In the entries below, print exactly the lines from the first through the one with "import matplotlib.pyplot as plt", both included, and none of the pictures.

Source code of charts
* * *
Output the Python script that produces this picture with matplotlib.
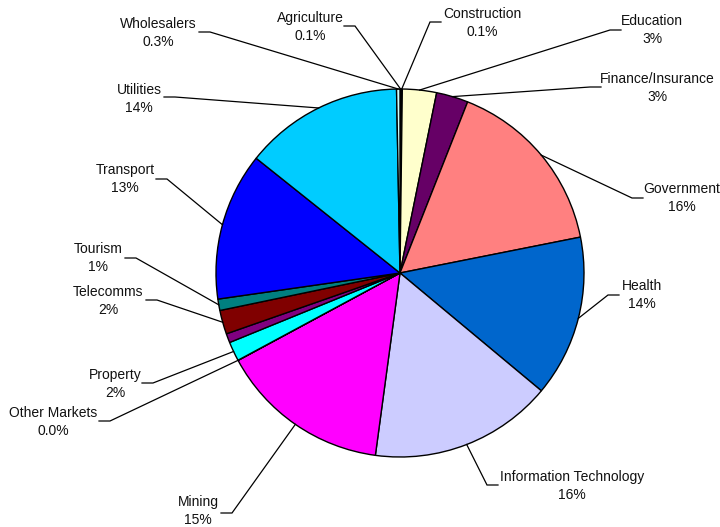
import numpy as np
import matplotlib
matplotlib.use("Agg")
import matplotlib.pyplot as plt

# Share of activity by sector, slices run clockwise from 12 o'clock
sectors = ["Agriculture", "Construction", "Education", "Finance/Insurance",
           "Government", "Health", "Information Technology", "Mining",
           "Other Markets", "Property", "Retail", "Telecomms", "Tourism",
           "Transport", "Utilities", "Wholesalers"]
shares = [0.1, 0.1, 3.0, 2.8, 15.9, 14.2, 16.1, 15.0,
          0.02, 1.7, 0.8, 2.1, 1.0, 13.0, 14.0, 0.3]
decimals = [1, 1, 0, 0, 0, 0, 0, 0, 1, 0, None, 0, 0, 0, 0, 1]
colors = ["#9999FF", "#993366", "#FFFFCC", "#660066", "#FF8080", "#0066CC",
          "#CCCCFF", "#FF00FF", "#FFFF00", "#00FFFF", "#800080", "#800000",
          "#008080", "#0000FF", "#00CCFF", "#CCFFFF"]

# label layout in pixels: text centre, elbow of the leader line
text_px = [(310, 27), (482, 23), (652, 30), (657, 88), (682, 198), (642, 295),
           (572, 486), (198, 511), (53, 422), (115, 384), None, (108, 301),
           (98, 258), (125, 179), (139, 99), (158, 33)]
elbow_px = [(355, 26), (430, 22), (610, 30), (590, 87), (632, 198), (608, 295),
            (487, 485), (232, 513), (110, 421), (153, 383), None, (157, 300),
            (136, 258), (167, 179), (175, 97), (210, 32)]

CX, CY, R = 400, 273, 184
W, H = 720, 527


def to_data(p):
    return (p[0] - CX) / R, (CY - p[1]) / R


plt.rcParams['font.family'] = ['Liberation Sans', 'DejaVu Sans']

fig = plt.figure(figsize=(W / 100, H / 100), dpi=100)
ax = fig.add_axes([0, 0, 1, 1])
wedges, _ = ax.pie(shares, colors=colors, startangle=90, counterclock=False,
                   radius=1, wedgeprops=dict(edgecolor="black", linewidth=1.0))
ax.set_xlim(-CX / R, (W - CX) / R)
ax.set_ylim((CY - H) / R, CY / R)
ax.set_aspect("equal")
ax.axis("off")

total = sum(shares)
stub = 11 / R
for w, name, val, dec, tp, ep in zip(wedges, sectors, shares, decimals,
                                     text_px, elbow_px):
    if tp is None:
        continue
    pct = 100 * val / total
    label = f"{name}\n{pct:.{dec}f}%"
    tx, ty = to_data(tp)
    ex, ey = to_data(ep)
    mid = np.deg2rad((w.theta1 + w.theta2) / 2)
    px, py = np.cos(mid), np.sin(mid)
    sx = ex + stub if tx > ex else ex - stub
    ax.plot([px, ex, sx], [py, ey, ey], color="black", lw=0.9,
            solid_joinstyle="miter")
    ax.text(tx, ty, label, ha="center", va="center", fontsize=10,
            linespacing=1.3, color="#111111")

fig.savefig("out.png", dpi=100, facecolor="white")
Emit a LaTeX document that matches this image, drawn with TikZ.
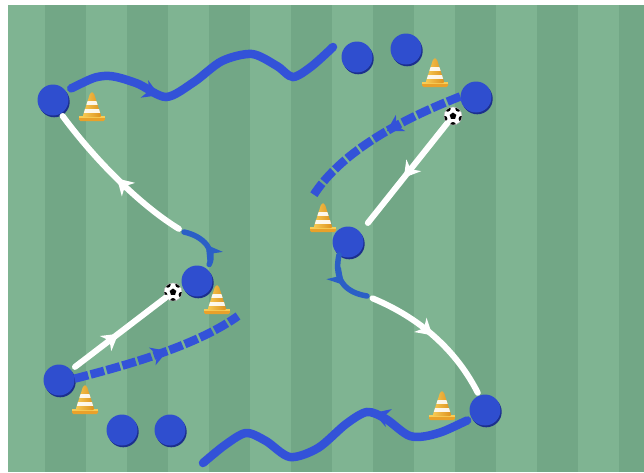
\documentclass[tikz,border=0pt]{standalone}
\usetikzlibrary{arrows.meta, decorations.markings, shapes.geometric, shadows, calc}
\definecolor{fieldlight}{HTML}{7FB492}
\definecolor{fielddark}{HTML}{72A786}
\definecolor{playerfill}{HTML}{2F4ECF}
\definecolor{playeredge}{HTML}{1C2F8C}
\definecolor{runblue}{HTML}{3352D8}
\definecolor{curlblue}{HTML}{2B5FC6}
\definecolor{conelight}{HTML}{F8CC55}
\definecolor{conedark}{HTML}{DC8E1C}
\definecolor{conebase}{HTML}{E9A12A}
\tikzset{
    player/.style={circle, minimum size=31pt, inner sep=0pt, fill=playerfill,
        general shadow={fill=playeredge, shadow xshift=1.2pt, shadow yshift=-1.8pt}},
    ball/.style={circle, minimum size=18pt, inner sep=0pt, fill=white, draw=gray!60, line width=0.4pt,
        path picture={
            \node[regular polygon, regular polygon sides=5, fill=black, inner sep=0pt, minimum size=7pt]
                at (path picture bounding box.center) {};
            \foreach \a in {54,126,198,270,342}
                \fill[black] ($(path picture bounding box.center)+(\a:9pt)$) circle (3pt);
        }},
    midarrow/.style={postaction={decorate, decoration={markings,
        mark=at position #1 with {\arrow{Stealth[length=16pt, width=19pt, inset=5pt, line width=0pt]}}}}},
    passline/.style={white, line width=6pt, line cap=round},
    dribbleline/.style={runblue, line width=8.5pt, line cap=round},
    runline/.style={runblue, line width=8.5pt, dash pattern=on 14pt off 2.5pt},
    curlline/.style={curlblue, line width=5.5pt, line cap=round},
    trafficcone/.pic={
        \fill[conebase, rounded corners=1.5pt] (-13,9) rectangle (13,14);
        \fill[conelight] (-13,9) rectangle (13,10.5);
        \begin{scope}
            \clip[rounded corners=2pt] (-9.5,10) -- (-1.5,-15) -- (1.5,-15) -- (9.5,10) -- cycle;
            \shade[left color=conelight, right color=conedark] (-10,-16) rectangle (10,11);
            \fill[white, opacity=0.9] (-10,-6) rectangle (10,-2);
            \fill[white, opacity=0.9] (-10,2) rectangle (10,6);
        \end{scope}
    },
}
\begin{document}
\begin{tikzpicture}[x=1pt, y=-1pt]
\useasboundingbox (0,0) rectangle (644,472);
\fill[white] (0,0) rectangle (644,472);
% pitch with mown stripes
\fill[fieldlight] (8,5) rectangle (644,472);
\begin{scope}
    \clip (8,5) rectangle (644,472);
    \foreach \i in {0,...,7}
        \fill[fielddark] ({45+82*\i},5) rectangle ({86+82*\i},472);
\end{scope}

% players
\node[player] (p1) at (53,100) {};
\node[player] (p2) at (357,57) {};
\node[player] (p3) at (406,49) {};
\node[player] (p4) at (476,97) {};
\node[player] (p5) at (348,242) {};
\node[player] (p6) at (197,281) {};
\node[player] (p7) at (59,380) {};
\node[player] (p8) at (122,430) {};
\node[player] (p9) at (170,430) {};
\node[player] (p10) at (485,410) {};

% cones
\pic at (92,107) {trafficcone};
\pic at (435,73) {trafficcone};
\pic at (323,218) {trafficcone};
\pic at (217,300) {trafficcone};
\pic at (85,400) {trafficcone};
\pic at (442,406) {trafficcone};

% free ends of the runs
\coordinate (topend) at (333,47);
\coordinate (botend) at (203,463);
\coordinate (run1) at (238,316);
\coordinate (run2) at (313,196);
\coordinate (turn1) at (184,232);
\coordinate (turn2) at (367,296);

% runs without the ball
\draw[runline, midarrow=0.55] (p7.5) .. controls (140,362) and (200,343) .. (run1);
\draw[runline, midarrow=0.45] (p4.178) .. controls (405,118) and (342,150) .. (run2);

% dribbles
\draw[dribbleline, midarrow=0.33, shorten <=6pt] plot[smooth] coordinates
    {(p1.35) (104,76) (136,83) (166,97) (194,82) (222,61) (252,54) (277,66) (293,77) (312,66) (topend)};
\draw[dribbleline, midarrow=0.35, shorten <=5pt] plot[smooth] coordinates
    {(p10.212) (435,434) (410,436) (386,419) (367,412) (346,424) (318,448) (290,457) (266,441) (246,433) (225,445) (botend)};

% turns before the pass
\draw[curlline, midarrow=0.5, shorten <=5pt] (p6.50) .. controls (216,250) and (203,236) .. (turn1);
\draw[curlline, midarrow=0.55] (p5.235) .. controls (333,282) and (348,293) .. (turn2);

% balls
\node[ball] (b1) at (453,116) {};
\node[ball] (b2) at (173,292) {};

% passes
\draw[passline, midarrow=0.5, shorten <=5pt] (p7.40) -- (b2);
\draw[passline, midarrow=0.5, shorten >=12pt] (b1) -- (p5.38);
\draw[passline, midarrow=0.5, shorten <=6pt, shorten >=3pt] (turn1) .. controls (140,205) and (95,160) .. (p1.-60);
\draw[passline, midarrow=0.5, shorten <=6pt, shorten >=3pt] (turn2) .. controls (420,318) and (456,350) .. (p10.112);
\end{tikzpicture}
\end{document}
* * *
EXPECTED ANSWER
Output the Python script that produces this picture with matplotlib.
import numpy as np
import matplotlib
matplotlib.use("Agg")
import matplotlib.pyplot as plt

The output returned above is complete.